Leave out all pictures. Return exactly the lines from the top of the material through the line containing "from bokeh.resources import INLINE".

══ Recorded information

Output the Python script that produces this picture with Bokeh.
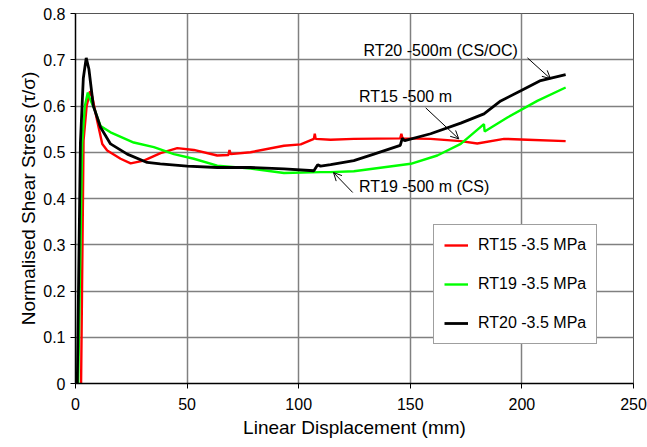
from bokeh.plotting import figure
from bokeh.models import Legend, LegendItem, FixedTicker, Arrow, OpenHead, Label
from bokeh.embed import file_html
from bokeh.resources import INLINE

# ---- data ----
rt15_x = [2.5, 3.6, 5.0, 6.5, 7.5, 9.7, 12.0, 14.2, 20.2, 24.7, 30.6, 38.1, 45.6, 53.0, 63.5, 68.5, 69.0, 69.5,
          78.4, 93.4, 100.9, 106.8, 107.2, 107.6, 114.3, 124.7, 145.5, 146.0, 146.5, 159.1, 172.6, 180.0, 192.0, 202.5, 219.6]
rt15_y = [0.0, 0.525, 0.60, 0.632, 0.62, 0.568, 0.518, 0.504, 0.486, 0.476, 0.482, 0.498, 0.509, 0.505, 0.493, 0.494, 0.505, 0.496,
          0.500, 0.514, 0.517, 0.529, 0.540, 0.529, 0.527, 0.529, 0.530, 0.540, 0.530, 0.529, 0.524, 0.519, 0.529, 0.527, 0.524]

rt19_x = [1.2, 3.0, 4.2, 5.5, 6.5, 8.2, 11.2, 15.7, 26.1, 35.1, 44.1, 53.0, 63.5, 78.4, 93.4, 109.8, 114.3, 124.7,
          150.2, 162.1, 172.6, 183.0, 183.3, 193.5, 206.9, 219.6]
rt19_y = [0.0, 0.52, 0.60, 0.629, 0.615, 0.597, 0.557, 0.543, 0.521, 0.511, 0.496, 0.486, 0.471, 0.465, 0.455, 0.457, 0.457, 0.459,
          0.475, 0.493, 0.518, 0.561, 0.545, 0.575, 0.611, 0.640]

rt20_x = [0.8, 2.2, 3.5, 4.8, 6.0, 8.0, 11.2, 15.7, 23.2, 32.1, 38.0, 50.0, 63.5, 78.4, 93.4, 106.8, 108.5, 109.8, 114.3,
          124.7, 133.7, 145.5, 146.4, 147.5, 159.1, 172.6, 183.0, 190.5, 199.5, 208.4, 219.6]
rt20_y = [0.0, 0.52, 0.66, 0.704, 0.68, 0.60, 0.554, 0.518, 0.496, 0.478, 0.475, 0.470, 0.467, 0.467, 0.464, 0.460, 0.473, 0.470, 0.473,
          0.482, 0.496, 0.515, 0.530, 0.525, 0.540, 0.563, 0.583, 0.611, 0.633, 0.655, 0.668]

series_names = ["RT15 -3.5 MPa", "RT19 -3.5 MPa", "RT20 -3.5 MPa"]
series_colors = ["#ff0000", "#00ff00", "#000000"]

x_ticks = [0, 50, 100, 150, 200, 250]
y_ticks = [0, 0.1, 0.2, 0.3, 0.4, 0.5, 0.6, 0.7, 0.8]
y_tick_labels = ["0", "0.1", "0.2", "0.3", "0.4", "0.5", "0.6", "0.7", "0.8"]

# annotations: text, text anchor (x, y), arrow tail (x, y), arrow head (x, y)
ann_texts = ["RT20 -500m (CS/OC)", "RT15 -500 m", "RT19 -500 m (CS)"]
ann_text_pos = [(129.0, 0.720), (127.0, 0.620), (127.0, 0.427)]
ann_tail = [(202.5, 0.704), (156.9, 0.596), (124.2, 0.413)]
ann_head = [(212.8, 0.659), (171.7, 0.529), (115.6, 0.456)]

FONT = "Liberation Sans"

p = figure(width=647, height=447, x_range=(0, 250), y_range=(0, 0.8),
           output_backend="svg", toolbar_location=None,
           min_border_left=75, min_border_right=14, min_border_top=13, min_border_bottom=64)
p.background_fill_color = "white"
p.border_fill_color = "white"
p.outline_line_color = "#555555"
p.outline_line_width = 1

p.xaxis.ticker = FixedTicker(ticks=x_ticks)
p.yaxis.ticker = FixedTicker(ticks=y_ticks)
p.yaxis.major_label_overrides = {t: l for t, l in zip(y_ticks, y_tick_labels)}
for ax in (p.xaxis[0], p.yaxis[0]):
    ax.axis_line_color = "black"
    ax.axis_line_width = 1.5
    ax.major_tick_line_color = "black"
    ax.major_tick_in = 0
    ax.major_tick_out = 5
    ax.minor_tick_line_color = None
    ax.major_label_text_font = FONT
    ax.major_label_text_font_size = "16px"
    ax.major_label_text_color = "black"
    ax.axis_label_text_font = FONT
    ax.axis_label_text_font_size = "19px"
    ax.axis_label_text_font_style = "normal"
    ax.axis_label_text_color = "black"
p.xaxis.axis_label = "Linear Displacement (mm)"
p.yaxis.axis_label = "Normalised Shear Stress (\u03c4/\u03c3)"
p.xaxis.major_label_standoff = 9
p.yaxis.major_label_standoff = 5
p.xaxis.axis_label_standoff = 4
p.yaxis.axis_label_standoff = 1

p.xgrid.grid_line_color = "#808080"
p.ygrid.grid_line_color = "#808080"
p.xgrid.grid_line_width = 1.5
p.ygrid.grid_line_width = 1.5

renderers = []
for xs, ys, c in zip([rt15_x, rt19_x, rt20_x], [rt15_y, rt19_y, rt20_y], series_colors):
    r = p.line(xs, ys, line_color=c, line_width=2.8 if c == "#000000" else 2.4)
    renderers.append(r)

for t, tp, ta, hd in zip(ann_texts, ann_text_pos, ann_tail, ann_head):
    p.add_layout(Label(x=tp[0], y=tp[1], text=t, text_font=FONT, text_font_size="16px",
                       text_color="black", text_baseline="middle", text_align="left"))
    p.add_layout(Arrow(x_start=ta[0], y_start=ta[1], x_end=hd[0], y_end=hd[1],
                       line_color="black", line_width=1,
                       end=OpenHead(size=8, line_color="black", line_width=1)))

legend = Legend(items=[LegendItem(label=n, renderers=[r]) for n, r in zip(series_names, renderers)],
                location=(358, 39), orientation="vertical")
legend.label_text_font = FONT
legend.label_text_font_size = "16px"
legend.label_text_color = "black"
legend.border_line_color = "#404040"
legend.border_line_width = 1
legend.background_fill_color = "white"
legend.background_fill_alpha = 1.0
legend.glyph_width = 24
legend.glyph_height = 20
legend.spacing = 19
legend.padding = 10
legend.margin = 0
legend.label_standoff = 10
legend.label_height = 20
p.add_layout(legend, "center")

open("out.html", "w").write(file_html(p, INLINE))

════

#### [Solution]
Output the Python script that produces this picture with Bokeh.
from bokeh.plotting import figure
from bokeh.models import Legend, LegendItem, FixedTicker, Arrow, OpenHead, Label
from bokeh.embed import file_html
from bokeh.resources import INLINE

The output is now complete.